Thu, 05/20/2010 - 12:25pm
Jill Zeman Bleed, Associated Press Writer

LITTLE ROCK, Ark. (AP) -- Mitsubishi filed an antitrust lawsuit Thursday against General Electric Co., accusing the company of monopolizing part of the wind-turbine market and making "baseless" patent-infringement claims against Mitsubishi to gain a competitive edge.

The suit was filed in federal court in Arkansas, where Mitsubishi plans a $100 million wind turbine manufacturing plant. But the company said in its suit that GE's "improper conduct" is jeopardizing the plant's future because there is now little U.S. demand for Mitsubishi turbines.

"If GE is successful in its campaign to drive Mitsubishi out of the variable-speed wind turbine market, then our facility will have to sit idle," said Sonia Williams, counsel and spokeswoman for Mitsubishi. Construction on the plant is to begin in the fall and the plant is expected to build its first turbine in 2011.

Mitsubishi did not specify the damages it is seeking but said Thursday the amount would likely be more than $1 billion. The suit claims that GE's patents are invalid and that the company filed "sham lawsuits" as a marketing tool against Mitsubishi.

GE called the claims "meritless and outrageous."

"The validity of the patents at issue have been examined and upheld in both the U.S. Patent Office and the International Trade Commission," spokesman Dan Nelson said in a statement. "GE's conduct has been appropriate in all circumstances."

In January, the U.S. International Trade Commission rejected GE's claim that Mitsubishi violated GE patents to build wind turbines. A month later, GE filed a patent infringement suit in federal court in Dallas.

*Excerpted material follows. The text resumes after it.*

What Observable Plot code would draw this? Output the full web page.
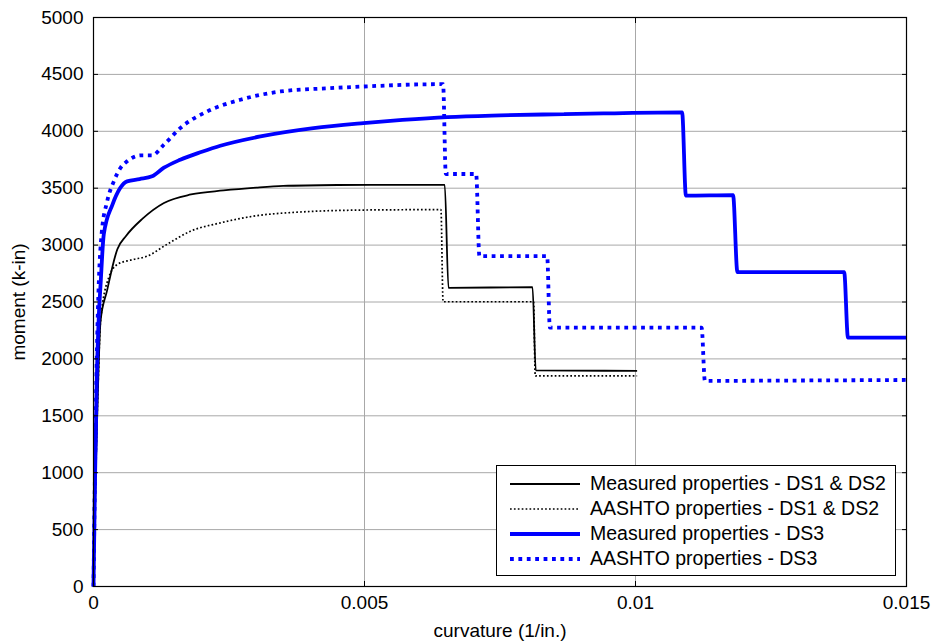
<!DOCTYPE html>
<html>
<head>
<meta charset="utf-8">
<script src="https://cdn.jsdelivr.net/npm/d3@7"></script>
<script src="https://cdn.jsdelivr.net/npm/@observablehq/plot@0.6"></script>
<style>
  body { margin: 0; background: #fff; }
  #wrap { position: relative; width: 933px; height: 643px; font-family: "Liberation Sans", Arial, sans-serif; }
  #legend { position: absolute; left: 496px; top: 465px; width: 398px; height: 109px; border: 1px solid #000; background: #fff; }
  .row { position: absolute; left: 0; height: 25px; display: flex; align-items: center; font-size: 19.5px; color: #000; white-space: nowrap; }
  .row svg { margin-left: 13px; margin-right: 10px; }
</style>
</head>
<body>
<div id="wrap"><div id="legend"></div></div>
<script>
// ---- data ----
const seriesNames = [
  "Measured properties - DS1 & DS2",
  "AASHTO properties - DS1 & DS2",
  "Measured properties - DS3",
  "AASHTO properties - DS3"
];

const measDS12_curv = [0, 0.00004, 0.00008, 0.00013, 0.00025, 0.00044, 0.0006, 0.0009, 0.0013, 0.0018, 0.0024, 0.003, 0.0035, 0.0045, 0.0055, 0.00648, 0.00655, 0.0081, 0.00816, 0.01003];
const measDS12_mom  = [0, 1000, 1700, 2333, 2600, 2964, 3080, 3230, 3370, 3445, 3480, 3505, 3520, 3528, 3530, 3530, 2625, 2630, 1900, 1895];

const aashDS12_curv = [0, 0.00004, 0.00008, 0.00013, 0.00028, 0.00044, 0.0007, 0.00099, 0.00136, 0.00179, 0.00234, 0.00295, 0.00382, 0.00468, 0.0055, 0.00641, 0.00645, 0.00812, 0.00815, 0.01003];
const aashDS12_mom  = [0, 1000, 1700, 2333, 2713, 2830, 2870, 2903, 3008, 3122, 3195, 3254, 3291, 3306, 3310, 3312, 2502, 2502, 1850, 1850];

const measDS3_curv = [0, 0.00003, 0.00006, 0.0001, 0.00013, 0.00019, 0.00035, 0.00062, 0.00085, 0.00108, 0.0013, 0.0016, 0.002, 0.00234, 0.00308, 0.00406, 0.00498, 0.0057, 0.00653, 0.0075, 0.00868, 0.0095, 0.01086, 0.01093, 0.0118, 0.01188, 0.01385, 0.01392, 0.015];
const measDS3_mom  = [0, 1000, 1800, 2400, 2650, 3095, 3356, 3560, 3580, 3604, 3680, 3750, 3820, 3873, 3955, 4028, 4072, 4100, 4125, 4140, 4151, 4158, 4166, 3435, 3440, 2763, 2763, 2187, 2187];

const aashDS3_curv = [0, 0.00003, 0.00006, 0.0001, 0.00015, 0.00025, 0.000375, 0.0005, 0.00062, 0.00087, 0.00108, 0.0013, 0.0016, 0.0021, 0.00271, 0.00345, 0.00437, 0.0053, 0.006, 0.00645, 0.0065, 0.00706, 0.00712, 0.00837, 0.00842, 0.01122, 0.01128, 0.013, 0.015];
const aashDS3_mom  = [0, 1100, 2000, 2700, 3100, 3380, 3560, 3680, 3736, 3789, 3789, 3882, 4028, 4175, 4277, 4350, 4379, 4400, 4412, 4414, 3625, 3625, 2903, 2903, 2274, 2274, 1807, 1810, 1815];

const xTicks = [0, 0.005, 0.01, 0.015];
const yTicks = [0, 500, 1000, 1500, 2000, 2500, 3000, 3500, 4000, 4500, 5000];
const xLabel = "curvature (1/in.)";
const yLabel = "moment (k-in)";

// ---- build tables ----
const toRows = (xs, ys) => xs.map((x, i) => ({x, y: ys[i]}));
const d1 = toRows(measDS12_curv, measDS12_mom);
const d2 = toRows(aashDS12_curv, aashDS12_mom);
const d3s = toRows(measDS3_curv, measDS3_mom);
const d4 = toRows(aashDS3_curv, aashDS3_mom);

const styles = [
  {stroke: "#000", strokeWidth: 1.8, dash: null},
  {stroke: "#000", strokeWidth: 1.7, dash: "1.7,2.2"},
  {stroke: "#0000ff", strokeWidth: 3.8, dash: null},
  {stroke: "#0000ff", strokeWidth: 3.8, dash: "3.8,4.6"}
];

const fmt = d => String(d);

const chart = Plot.plot({
  width: 933,
  height: 643,
  marginLeft: 93,
  marginRight: 27,
  marginTop: 17,
  marginBottom: 57,
  style: {fontFamily: "'Liberation Sans', Arial, sans-serif", fontSize: "19px", color: "#000", background: "#fff", overflow: "visible"},
  x: {domain: [0, 0.015]},
  y: {domain: [0, 5000]},
  marks: [
    Plot.gridX(xTicks, {stroke: "#a8a8a8", strokeOpacity: 1, strokeWidth: 1}),
    Plot.gridY(yTicks, {stroke: "#a8a8a8", strokeOpacity: 1, strokeWidth: 1}),
    ...[d1, d2, d3s, d4].map((d, i) => Plot.line(d, {
      x: "x", y: "y",
      stroke: styles[i].stroke,
      strokeWidth: styles[i].strokeWidth,
      strokeDasharray: styles[i].dash,
      strokeLinejoin: "miter",
      strokeLinecap: "butt",
      curve: "monotone-x"
    })),
    Plot.frame({stroke: "#000", strokeWidth: 1.2}),
    Plot.axisX(xTicks, {anchor: "bottom", tickSize: -5, tickPadding: 14, tickFormat: fmt, label: xLabel, labelArrow: "none", labelAnchor: "center", labelOffset: 50}),
    Plot.axisX(xTicks, {anchor: "top", tickSize: -5, tickFormat: () => "", label: null}),
    Plot.axisY(yTicks, {anchor: "left", tickSize: -5, tickPadding: 15, tickFormat: fmt, label: yLabel, labelArrow: "none", labelAnchor: "center", labelOffset: 82}),
    Plot.axisY(yTicks, {anchor: "right", tickSize: -5, tickFormat: () => "", label: null})
  ]
});
document.getElementById("wrap").prepend(chart);

// ---- legend ----
const legend = document.getElementById("legend");
seriesNames.forEach((name, i) => {
  const row = document.createElement("div");
  row.className = "row";
  row.style.top = (5 + i * 25) + "px";
  const s = styles[i];
  row.innerHTML = `<svg width="70" height="10"><line x1="0" x2="70" y1="5" y2="5" stroke="${s.stroke}" stroke-width="${s.strokeWidth}" ${s.dash ? `stroke-dasharray="${s.dash}"` : ""}/></svg><span>${name.replace(/&/g, "&amp;")}</span>`;
  legend.appendChild(row);
});
</script>
</body>
</html>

GE accused Mitsubishi Heavy Industries Ltd. of violating two patents. One is related to a system that helps wind turbines stay connected to the electricity grid even if the voltage is zero. The second relates to a bed frame support for the rotor, gearbox and drive shaft. That case is still pending.

Mitsubishi said before the patent litigation, it sold $2 billion annually of variable-speed wind turbines in the U.S.

"Since GE's litigation campaign began over two years ago, (Mitsubishi) has not sold a single variable speed turbine in the United States," Williams said.